Merkez bankalarının çoğunluğu gibi İngiltere Merkez Bankası da bağımsız bir yapıdadır; enflasyonu ve iş çevrelerine sağlanan para arzını kontrol eden para politikalarını hükümetten bağımsız olarak şekillendirmektedir.
Niceliksel gevşemeyi törpülemeyi sona erdirmesinden bu yana Amerika Merkez Bankası'nın faiz oranlarını, bulunduğu sıfıra yakın seviyelerden, ne zaman yukarı yönde hareket ettirmeye başlayacağına dair spekülasyonlar yapılmaktadır. Bu durum, Amerikan dolarına ivme kazandırırken, diğer para birimleri karşısında güçlü bir yükseliş akımına girmesine de yol açmıştır. Neticede Amerikan ekonomisi küresel bir öneme sahiptir ve para birimi dünya genelinde kullanılan rezervlerin başında yer almaktadır. Fakat, aynı ihtiyatı İngiltere Merkez Bankası'nın kararlarına yön veren Para Politikası Komitesi'nin göstermesi gerekmemektedir.
İngiltere'de faiz oranları 2009 yılının Mart ayından bu yana %0.5 seviyesinde bulunmaktadır. Faizler, şu anki hükümet göreve gelmeden önce tarihinin en düşük seviyelerine indirilmişti. Son çeyreklere bakıldığında Birleşik Krallık ekonomisinin büyük demokratik ülkeler içerisindeki en güçlü büyümeye imza attığı söylenebilir. İngiltere, GSYH bazında değerlendirildiğinde, dünyanın en büyük beşinci ekonomisine sahiptir. Buna rağmen İngiltere Merkez Bankası'nın faizleri artırmaya gideceğine dair çok az spekülasyon yapılmaktadır. Para Politikası Komitesi en son toplantısında oranlarda bir değişikliğe gitmeme kararı almıştır.

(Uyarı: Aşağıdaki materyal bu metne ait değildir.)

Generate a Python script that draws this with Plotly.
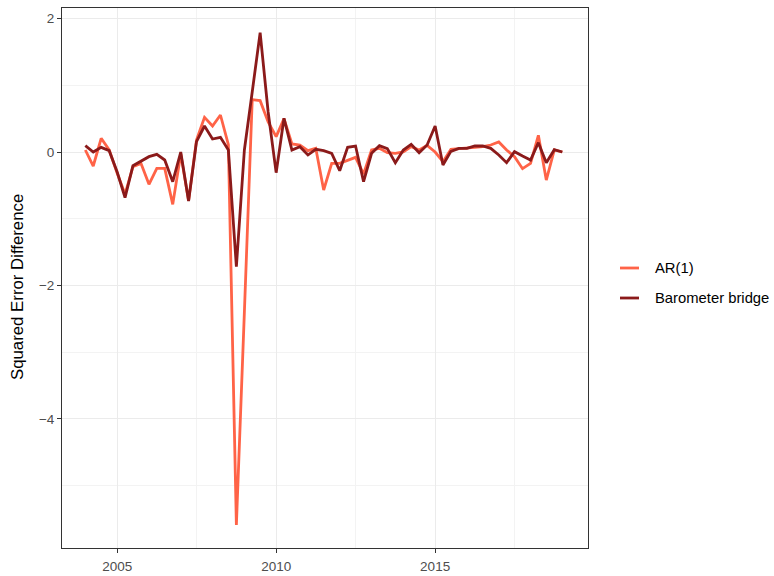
import pandas as pd
import plotly.graph_objects as go

# Quarterly dates 2004Q1 .. 2019Q1
quarters = pd.date_range("2004-01-01", periods=61, freq="QS")

ar1 = [0.03, -0.21, 0.205, 0.03, -0.32, -0.63, -0.22, -0.17, -0.485, -0.245,
       -0.245, -0.785, -0.03, -0.73, 0.18, 0.52, 0.39, 0.555, 0.11, -5.59,
       -2.4, 0.785, 0.77, 0.45, 0.23, 0.5, 0.12, 0.105, 0.02, 0.055,
       -0.57, -0.17, -0.17, -0.12, -0.08, -0.33, 0.03, 0.055, -0.01, -0.02,
       0.0, 0.08, 0.03, 0.1, 0.0, -0.145, 0.04, 0.05, 0.055, 0.07,
       0.08, 0.105, 0.15, 0.03, -0.07, -0.25, -0.17, 0.25, -0.42, 0.03, 0.0]

barometer = [0.095, 0.0, 0.07, 0.02, -0.30, -0.685, -0.205, -0.135, -0.07, -0.035,
             -0.12, -0.445, 0.0, -0.735, 0.155, 0.39, 0.195, 0.22, 0.03, -1.72,
             0.03, 0.9, 1.79, 0.6, -0.31, 0.505, 0.03, 0.08, -0.045, 0.04,
             0.02, -0.02, -0.28, 0.07, 0.09, -0.445, -0.02, 0.095, 0.05, -0.16,
             0.03, 0.115, -0.01, 0.105, 0.39, -0.195, 0.01, 0.055, 0.055, 0.09,
             0.09, 0.055, -0.045, -0.16, 0.005, -0.06, -0.12, 0.14, -0.16, 0.035, 0.0]

series_names = ["AR(1)", "Barometer bridge"]
series_colors = ["#FF6347", "#8B1A1A"]

x_tick_years = [2005, 2010, 2015]
x_minor_years = ["2007-07-02", "2012-07-02", "2017-07-02"]
y_ticks = [-4, -2, 0, 2]
y_minor = [-5, -3, -1, 1]
y_title = "Squared Error Difference"

FONT = "Liberation Sans, Arial, sans-serif"
TICK_SIZE = 13.5

fig = go.Figure()
for name, vals, col in zip(series_names, [ar1, barometer], series_colors):
    fig.add_trace(go.Scatter(x=quarters, y=vals, mode="lines", name=name,
                             line=dict(color=col, width=2.8), showlegend=False))

L, R, T, B = 62, 588, 8, 548
W, H = 774, 576
pw, ph = R - L, B - T

fig.update_layout(
    width=W, height=H,
    margin=dict(l=L, r=W - R, t=T, b=H - B, autoexpand=False),
    paper_bgcolor="white", plot_bgcolor="white",
    font=dict(family=FONT, color="#4D4D4D", size=13),
)

fig.update_xaxes(
    type="date", automargin=False,
    range=["2003-04-08", "2019-10-23"],
    tickmode="array",
    tickvals=[f"{y}-01-01" for y in x_tick_years],
    ticktext=[str(y) for y in x_tick_years],
    ticks="outside", ticklen=4, tickwidth=1, tickcolor="#333333",
    ticklabelstandoff=2,
    tickfont=dict(size=TICK_SIZE, color="#4D4D4D", family=FONT),
    showgrid=True, gridcolor="#EBEBEB", gridwidth=1.1,
    minor=dict(tickmode="array", tickvals=x_minor_years, showgrid=True,
               gridcolor="#F3F3F3", gridwidth=0.6, ticks=""),
    showline=True, linecolor="#333333", linewidth=1, mirror=True,
    zeroline=False,
)

fig.update_yaxes(
    automargin=False,
    range=[-5.937, 2.159],
    tickmode="array", tickvals=y_ticks,
    ticks="outside", ticklen=4, tickwidth=1, tickcolor="#333333",
    tickfont=dict(size=TICK_SIZE, color="#4D4D4D", family=FONT),
    showgrid=True, gridcolor="#EBEBEB", gridwidth=1.1,
    minor=dict(tickmode="array", tickvals=y_minor, showgrid=True,
               gridcolor="#F3F3F3", gridwidth=0.6, ticks=""),
    showline=True, linecolor="#333333", linewidth=1, mirror=True,
    zeroline=False,
)

# Y-axis title
fig.add_annotation(xref="paper", yref="paper", x=(18 - L) / pw, y=(B - 287) / ph,
                   text=y_title, textangle=-90, showarrow=False,
                   xanchor="center", yanchor="middle",
                   font=dict(size=16.8, color="black", family=FONT))

# Legend (ggplot-style keys)
leg_rows = [268, 298]
for name, col, yp in zip(series_names, series_colors, leg_rows):
    yy = (B - yp) / ph
    fig.add_shape(type="line", xref="paper", yref="paper",
                  x0=(620 - L) / pw, x1=(639 - L) / pw, y0=yy, y1=yy,
                  line=dict(color=col, width=2.8))
    fig.add_annotation(xref="paper", yref="paper", x=(653 - L) / pw, y=yy,
                       text=name, showarrow=False, xanchor="left", yanchor="middle",
                       font=dict(size=14.8, color="black", family=FONT))

fig.write_html("out.html")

Petrol fiyatlarının yaşadığı keskin düşüşün enerji fiyatları ve nakliye masrafları üzerinde yarattığı etki dolayısıyla artan deflasyon baskısı ve çan çekişen küresel talep İngiltere'de enflasyonu sıfır seviyesine alçaltmıştır. Faizlerin artırılması büyük ihtimalle İngiliz sterlininin değer kazanmasına ve bu da doğal olarak ülke endüstrisinin en büyük ticaret ortağı pozisyonundaki Euro Bölgesi ile yaptığı işleri olumsuz etkileyecektir. 2015 yılının ilk çeyreğinde İngiliz sterlini Euro karşısında yaklaşık %7 oranında değer kazanmıştır. Euro, Yunanistan'ın ortak para birimini kullanan blok içerisindeki geleceğinin belirsizliği ve Avrupa Merkez Bankası'nın 2016 yılının Eylül ayına kadar sürecek tahvil alımları (her ay 60 milyar Euro) dolayısıyla büyük bir baskı altında bulunmaktadır.